On reaching Bhimdwari, it is advisable to rest overnight. ‘Langars’ are organised by the local village committee and the arrangements of tents is also taken care of by them. Legend says that Pandavas used to visit this place. The flowing red water, is considered to be the blood of an ‘Asura’ or demon whom ‘Bhim’ is supposed to have killed. After a full night of rest, the journey is continued. One faces an all-uphill task from here on till Parvati Bagh and thereafter as well.
Parvati Bagh is the last camp site, the conditions here are not harsh or extreme and most of the pilgrims and tourists spend the night here. Be sure to stop here and enjoy the exhilarating views this place has to offer, on your way back. Moving forward, one continues his journey on a rocky upward path, with a decent amount of snow here and there, all the way to Nayan Sarovar lake. This lake is considered to have been formed from the tears of Goddess Parvati and is therefore a sacred place for the pilgrims.

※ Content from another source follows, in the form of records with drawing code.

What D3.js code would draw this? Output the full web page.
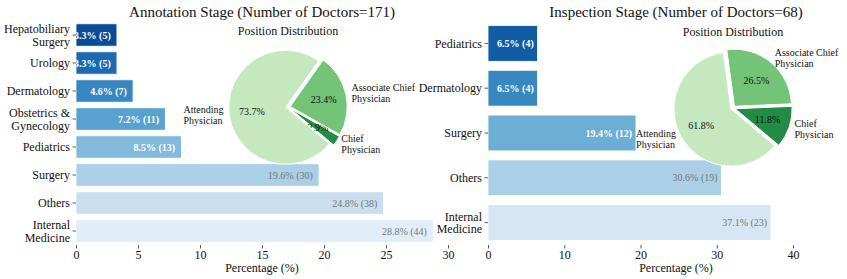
<!DOCTYPE html>
<html lang="en">
<head>
    <meta charset="UTF-8">
    <title>Doctor distribution by stage</title>
    <script src="https://d3js.org/d3.v7.min.js"></script>
    <style>
        body { margin: 0; background: #fff; }
        svg, svg text { font-family: "Liberation Serif", "Times New Roman", serif; }
        svg { display: block; }
        .tick line { stroke: #333; stroke-width: 0.8; }
        .tick text { font-size: 12px; fill: #111; }
    </style>
</head>
<body>
<div id="chart"></div>
<script>
    // Daten: Annotationsphase
    const annoDepts = ["Hepatobiliary\nSurgery", "Urology", "Dermatology", "Obstetrics &\nGynecology",
                       "Pediatrics", "Surgery", "Others", "Internal\nMedicine"];
    const annoPct = [3.3, 3.3, 4.6, 7.2, 8.5, 19.6, 24.8, 28.8];
    const annoCount = [5, 5, 7, 11, 13, 30, 38, 44];
    const annoTicks = [0, 5, 10, 15, 20, 25, 30];

    // Daten: Prüfungsphase
    const inspDepts = ["Pediatrics", "Dermatology", "Surgery", "Others", "Internal\nMedicine"];
    const inspPct = [6.5, 6.5, 19.4, 30.6, 37.1];
    const inspCount = [4, 4, 12, 19, 23];
    const inspTicks = [0, 10, 20, 30, 40];

    // Positionen (Reihenfolge gegen den Uhrzeigersinn)
    const positions = ["Chief\nPhysician", "Associate Chief\nPhysician", "Attending\nPhysician"];
    const annoPosPct = [2.9, 23.4, 73.7];
    const inspPosPct = [11.8, 26.5, 61.8];

    const width = 847, height = 279;
    const svg = d3.select("#chart").append("svg")
        .attr("width", width).attr("height", height);

    const greens = [d3.interpolateGreens(0.75), d3.interpolateGreens(0.5), d3.interpolateGreens(0.25)];

    // mehrzeiliger Text, vertikal um y=0 zentriert
    function multiline(sel, txt, lh, x) {
        const lines = txt.split("\n");
        lines.forEach((l, i) => {
            sel.append("tspan").attr("x", x || 0)
                .attr("dy", i === 0 ? (0.35 - (lines.length - 1) / 2 * lh) + "em" : lh + "em")
                .text(l);
        });
    }

    function drawBars(cfg) {
        const g = svg.append("g");
        const x = d3.scaleLinear().domain(cfg.domain).range([cfg.x0, cfg.x1]);
        const y = d3.scaleBand().domain(cfg.depts).range([21, 245]).paddingInner(0.2).paddingOuter(0.1);
        const n = cfg.depts.length;
        const shade = i => 1 - (i + 1) / (n + 1);

        g.selectAll("rect").data(cfg.pct).join("rect")
            .attr("x", x(0))
            .attr("y", (d, i) => y(cfg.depts[i]))
            .attr("width", d => x(d) - x(0))
            .attr("height", y.bandwidth())
            .attr("fill", (d, i) => d3.interpolateBlues(shade(i)))
            .attr("stroke", "#fff").attr("stroke-width", 0.8);

        g.selectAll("text.val").data(cfg.pct).join("text")
            .attr("class", "val")
            .attr("x", d => x(d - 0.5))
            .attr("y", (d, i) => y(cfg.depts[i]) + y.bandwidth() / 2)
            .attr("dy", "0.35em")
            .attr("text-anchor", "end")
            .style("font-size", "10px")
            .style("font-weight", (d, i) => shade(i) > 0.4 ? "bold" : "normal")
            .attr("fill", (d, i) => shade(i) > 0.4 ? "#fff" : "#777")
            .text((d, i) => `${d.toFixed(1)}% (${cfg.count[i]})`);

        const xa = g.append("g").attr("transform", "translate(0,245)")
            .call(d3.axisBottom(x).tickValues(cfg.ticks).tickSize(3.5).tickPadding(2))
            .attr("font-family", null);
        xa.select(".domain").remove();

        const ya = g.append("g").attr("transform", `translate(${cfg.x0},0)`)
            .call(d3.axisLeft(y).tickSize(3.5).tickPadding(2).tickFormat(""))
            .attr("font-family", null);
        ya.select(".domain").remove();
        ya.selectAll(".tick").append("text")
            .attr("text-anchor", "end")
            .style("font-size", "12px").attr("fill", "#111")
            .each(function (d) { multiline(d3.select(this), d, 1.05, -6); });

        svg.append("text").attr("x", (cfg.x0 + cfg.x1) / 2).attr("y", 268)
            .attr("dy", "0.35em").attr("text-anchor", "middle")
            .style("font-size", "12px").attr("fill", "#111")
            .text("Percentage (%)");

        svg.append("text").attr("x", (cfg.x0 + cfg.x1) / 2).attr("y", 12)
            .attr("dy", "0.35em").attr("text-anchor", "middle")
            .style("font-size", "15px").attr("fill", "#111")
            .text(cfg.title);
    }

    function drawPie(cx, cy, r, values) {
        const g = svg.append("g").attr("transform", `translate(${cx},${cy})`);
        const a0 = (90 + 40) * Math.PI / 180;
        const arcs = d3.pie().sort(null).startAngle(a0).endAngle(a0 - 2 * Math.PI)(values);
        const arc = d3.arc().innerRadius(0).outerRadius(r);
        const explode = 0.04 * r;

        arcs.forEach((a, i) => {
            const m = (a.startAngle + a.endAngle) / 2;
            const ux = Math.sin(m), uy = -Math.cos(m);
            const ox = ux * explode, oy = uy * explode;
            g.append("path")
                .attr("d", arc(a))
                .attr("transform", `translate(${ox},${oy})`)
                .attr("fill", greens[i])
                .attr("stroke", "#fff").attr("stroke-width", 1);

            g.append("text")
                .attr("x", ox + ux * r * 0.6).attr("y", oy + uy * r * 0.6)
                .attr("dy", "0.35em").attr("text-anchor", "middle")
                .style("font-size", "10px").attr("fill", "#111")
                .text(values[i].toFixed(1) + "%");

            const lab = g.append("text")
                .style("font-size", "10px").attr("fill", "#111");
            multiline(lab, positions[i], 1.1);
            const w = lab.node().getBBox().width;
            const lx = ox + ux * r * 1.1, ly = oy + uy * r * 1.1;
            lab.attr("transform", `translate(${ux > 0 ? lx : lx - w},${ly})`);
        });

        svg.append("text").attr("x", cx).attr("y", cy - r - 19)
            .attr("dy", "0.35em").attr("text-anchor", "middle")
            .style("font-size", "12px").attr("fill", "#111")
            .text("Position Distribution");
    }

    drawBars({ depts: annoDepts, pct: annoPct, count: annoCount, ticks: annoTicks,
               domain: [0, 30], x0: 76, x1: 448,
               title: "Annotation Stage (Number of Doctors=171)" });
    drawBars({ depts: inspDepts, pct: inspPct, count: inspCount, ticks: inspTicks,
               domain: [0, 49.3], x0: 488, x1: 864,
               title: "Inspection Stage (Number of Doctors=68)" });

    drawPie(288, 107, 57, annoPosPct);
    drawPie(733, 108, 57, inspPosPct);
</script>
</body>
</html>
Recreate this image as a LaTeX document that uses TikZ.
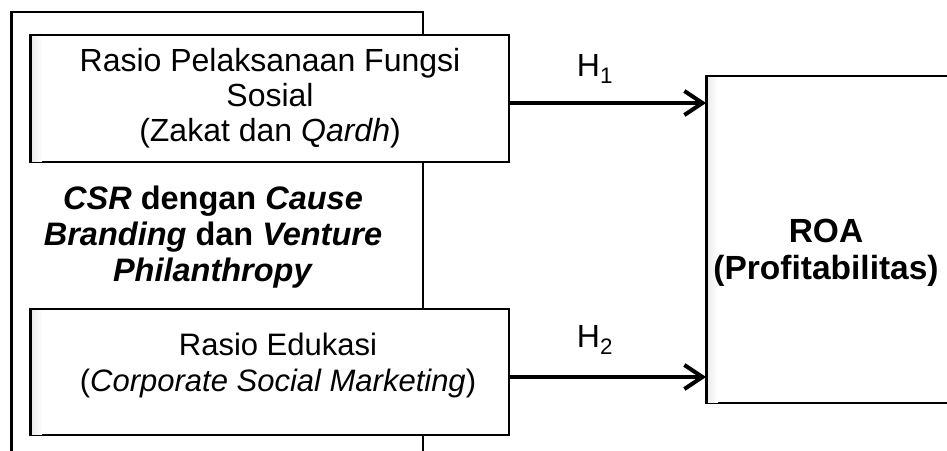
\documentclass[tikz,border=0pt]{standalone}
\usepackage{fontspec}
\setmainfont{Liberation Sans}
\usetikzlibrary{arrows.meta,calc}
\begin{document}
\begin{tikzpicture}[x=1pt,y=-1pt,
  box/.style={draw=black, line width=1.5pt, fill=white, inner sep=0pt, outer sep=0pt},
  txt/.style={align=center, font=\fontsize{32}{35}\selectfont, inner sep=0pt},
  stxt/.style={align=center, font=\fontsize{31}{36}\selectfont, inner sep=0pt},
  btxt/.style={align=center, font=\fontsize{32.5}{36}\selectfont\bfseries, inner sep=0pt},
  rtxt/.style={align=center, font=\fontsize{33.5}{37}\selectfont\bfseries, inner sep=0pt},
  arr/.style={line width=4pt, -{Straight Barb[length=18pt,width=24pt]}},
  fade/.style={left color=black!7, right color=white},
]
\useasboundingbox (0,0) rectangle (947,450);
\clip (0,0) rectangle (947,450);
\fill[white] (0,0) rectangle (947,450);
% outer frame
\coordinate (obl) at (11,470);
\coordinate (otl) at (11,12);
\coordinate (otr) at (423,12);
\coordinate (obr) at (423,470);
\draw[line width=1.5pt] (obl) -- (otl) -- (otr) -- (obr);
\draw[line width=3pt] (obl) -- (otl);
% inner boxes
\node[box, minimum width=479pt, minimum height=127pt] (top) at (269.5,98.5) {};
\node[box, minimum width=479pt, minimum height=126pt] (bot) at (269.5,372) {};
\node[box, minimum width=254pt, minimum height=327pt] (roa) at (833,239.5) {};
\shade[fade] ($(top.north west)+(2,1)$) rectangle ($(top.south west)+(12,-1)$);
\shade[fade] ($(bot.north west)+(2,1)$) rectangle ($(bot.south west)+(12,-1)$);
\shade[fade] ($(roa.north west)+(2,1)$) rectangle ($(roa.south west)+(12,-1)$);
\draw[line width=3pt] (top.north west) -- (top.south west);
\draw[line width=3pt] (bot.north west) -- (bot.south west);
\draw[line width=3pt] (roa.north west) -- (roa.south west);
% texts
\node[txt] (t1) at (270,98) {Rasio Pelaksanaan Fungsi\\Sosial\\(Zakat dan \textit{Qardh})};
\node[btxt] (csr) at (213,237) {\textit{CSR} dengan \textit{Cause}\\\textit{Branding} dan \textit{Venture}\\\textit{Philanthropy}};
\node[stxt] (t2) at (278,365) {Rasio Edukasi\\(\textit{Corporate Social Marketing})};
\node[rtxt] (troa) at (826,253) {ROA\\(Profitabilitas)};
% arrows
\path (top.east) ++(0,4.5) coordinate (a1);
\path (bot.east) ++(0,5) coordinate (a2);
\draw[arr] (a1) -- (a1 -| roa.west);
\draw[arr] (a2) -- (a2 -| roa.west);
\node[txt] (h1) at (595,69) {H\textsubscript{1}};
\node[txt] (h2) at (595,340) {H\textsubscript{2}};
\end{tikzpicture}
\end{document}
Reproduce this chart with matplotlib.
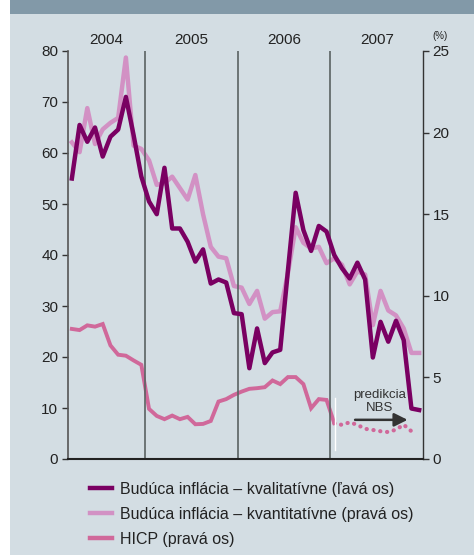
import numpy as np
import matplotlib
matplotlib.use("Agg")
import matplotlib.pyplot as plt
from matplotlib.patches import Rectangle
from matplotlib.transforms import blended_transform_factory

plt.rcParams["font.family"] = ["Liberation Sans", "DejaVu Sans"]

# months: 2.5 = March 2004 (mid-month), 47.5 = December 2007
months = np.arange(2.5, 48.0, 1.0)

# Budúca inflácia - kvalitatívne (left axis)
kval = [55.0, 65.5, 62.2, 65.0, 59.3, 63.2, 64.6, 71.0, 63.5, 55.4,
        50.5, 48.0, 57.1, 45.2, 45.2, 42.6, 38.7, 41.1, 34.4, 35.2,
        34.6, 28.6, 28.4, 17.8, 25.6, 18.8, 20.9, 21.4, 37.0, 52.2,
        44.9, 40.8, 45.7, 44.6, 40.0, 37.4, 35.4, 38.5, 35.2, 19.9,
        26.9, 23.0, 27.1, 23.3, 9.9, 9.6]

# Budúca inflácia - kvantitatívne (right axis, %)
kvant = [19.4, 18.8, 21.5, 19.3, 20.2, 20.6, 20.9, 24.6, 19.2, 19.0,
         18.3, 16.8, 16.9, 17.3, 16.6, 15.9, 17.4, 15.0, 13.0, 12.4,
         12.3, 10.6, 10.5, 9.5, 10.3, 8.6, 9.0, 9.05, 11.4, 14.2,
         13.25, 12.9, 13.0, 12.0, 12.3, 11.9, 10.7, 11.5, 11.3, 8.2,
         10.3, 9.1, 8.8, 8.0, 6.5, 6.5]

# HICP actual (right axis, %), March 2004 - January 2007
hicp = [7.97, 7.9, 8.19, 8.11, 8.27, 6.96, 6.39, 6.33, 6.04, 5.77,
        3.07, 2.64, 2.44, 2.66, 2.44, 2.58, 2.13, 2.15, 2.33, 3.52,
        3.67, 3.93, 4.13, 4.30, 4.34, 4.40, 4.81, 4.59, 5.02, 5.02,
        4.59, 3.11, 3.67, 3.62, 2.2]

# HICP prediction NBS (right axis, %), January - November 2007
pred = [2.2, 2.09, 2.25, 2.09, 1.85, 1.78, 1.70, 1.65, 1.80, 2.10, 1.70]

years = ["2004", "2005", "2006", "2007"]
year_centers = [7, 18, 30, 42]
year_bounds = [12, 24, 36]

c_dark = "#7a0062"
c_light = "#d291c4"
c_hicp = "#d0689a"
bg = "#d3dde3"

fig = plt.figure(figsize=(4.74, 5.55), dpi=100)
fig.patch.set_facecolor("white")
fig.patches.append(Rectangle((10 / 474, 0), 1 - 10 / 474, 1, transform=fig.transFigure,
                             facecolor=bg, edgecolor="none", zorder=-2))
fig.patches.append(Rectangle((10 / 474, 1 - 14 / 555), 1 - 10 / 474, 14 / 555,
                             transform=fig.transFigure, facecolor="#8299a8",
                             edgecolor="none", zorder=-1))

ax = fig.add_axes([68 / 474, 96 / 555, 355 / 474, 408 / 555])
ax2 = ax.twinx()
ax.set_zorder(ax2.get_zorder() + 1)
ax.patch.set_visible(False)
ax2.patch.set_visible(False)

ax2.plot(months[:len(hicp)], hicp, color=c_hicp, lw=2.8, solid_joinstyle="miter")
pm = months[len(hicp) - 1:len(hicp) - 1 + len(pred)]
ax2.plot(pm, pred, color=c_hicp, lw=3.0, linestyle=(0, (0.05, 1.6)),
         dash_capstyle="round")
ax2.plot(months, kvant, color=c_light, lw=3.2)
ax.plot(months, kval, color=c_dark, lw=3.2)

for b in year_bounds:
    ax.axvline(b, color="#5a6262", lw=1.2, zorder=0)
ax.plot([36.6, 36.6], [1.8, 12], color="white", lw=1.0, zorder=1)

ax.set_xlim(2, 48)
ax.set_ylim(0, 80)
ax2.set_ylim(0, 25)
ax.set_yticks(range(0, 81, 10))
ax2.set_yticks(range(0, 26, 5))
ax.set_xticks([])

for a in (ax, ax2):
    a.spines["top"].set_visible(False)
    a.tick_params(axis="y", labelsize=11, length=4, width=1, colors="#333333",
                  labelcolor="#222222", pad=3)
ax.spines["left"].set_color("#555555")
ax.spines["left"].set_linewidth(1.2)
ax2.spines["left"].set_visible(False)
ax2.spines["right"].set_color("#333333")
ax2.spines["right"].set_linewidth(1.0)
ax.spines["right"].set_visible(False)
ax.spines["bottom"].set_color("#222222")
ax.spines["bottom"].set_linewidth(1.5)
ax2.spines["bottom"].set_visible(False)

tr = blended_transform_factory(ax.transData, fig.transFigure)
for yl, xc in zip(years, year_centers):
    fig.text(xc, 1 - 40 / 555, yl, transform=tr, ha="center", va="center",
             fontsize=11, color="#222222")
fig.text(440 / 474, 1 - 36 / 555, "(%)", ha="center", va="center", fontsize=7,
         color="#222222")

ax2.annotate("", xy=(46.0, 2.4), xytext=(39.2, 2.4),
             arrowprops=dict(arrowstyle="-|>,head_length=0.8,head_width=0.4",
                             color="#333333", lw=1.8, shrinkA=0, shrinkB=0))
ax2.text(42.4, 2.75, "predikcia\nNBS", ha="center", va="bottom", fontsize=9.5,
         color="#333333", linespacing=1.15)

h1, = ax.plot([], [], color=c_dark, lw=3.2)
h2, = ax.plot([], [], color=c_light, lw=3.2)
h3, = ax.plot([], [], color=c_hicp, lw=3.2)
fig.legend([h1, h2, h3],
           ["Budúca inflácia – kvalitatívne (ľavá os)",
            "Budúca inflácia – kvantitatívne (pravá os)",
            "HICP (pravá os)"],
           loc="upper left", bbox_to_anchor=(90 / 474, 1 - 482 / 555),
           frameon=False, fontsize=11.5, handlelength=1.4, handletextpad=0.45,
           labelspacing=0.62, borderpad=0, borderaxespad=0, labelcolor="#222222")

fig.savefig("out.png", dpi=100, facecolor=fig.get_facecolor())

Now starts the last stretch of this amazing journey, which is the most difficult and dangerous. Low oxygen levels, scary heights, and an all glacier path where even a small slip is sufficient to end one’s life needs to be crossed in order to reach the final destination of this trek. You get the first sight of the Shrikhand Mahdev Shivalingam from here. Not surprisingly, the pain and tiredness vanishes and one feels completed elated. After performing the necessary rituals and ‘pooja’ followed by a ‘parikrama’ of the shrine, just sit and soak in the power and majesty of the place. You can’t get any closer to God than this, not in this world at least.
Start your descent and promise to be back soon. It’s the calling of the ultimate kind, not many of us can ignore that.
For those of you planning to go this year, we have collaborated firsthand information and these pictures from a local travel enthusiast Nikhil Chauhan, who undertook the journey from 2nd to 6th July, 2014. According to him-
- Carry light woollens and preferably something that is waterproof
- The last stretch of the journey has almost 6 to 8 feet snow this year
- It’s a complete no-no for unfit individuals
- Medical camps can be found at Bhimdwari and Parvati bagh
- You can drive a small car right upto Jaon, if you want to avoid the bus
- There are only 4 to 5 buses a day from Rampur
- Equipments to be carried- torch, a trekkers stick, asthma oxygen pump, umbrella
For those of you going this year, remember to carry a good camera with you and share the picture with us.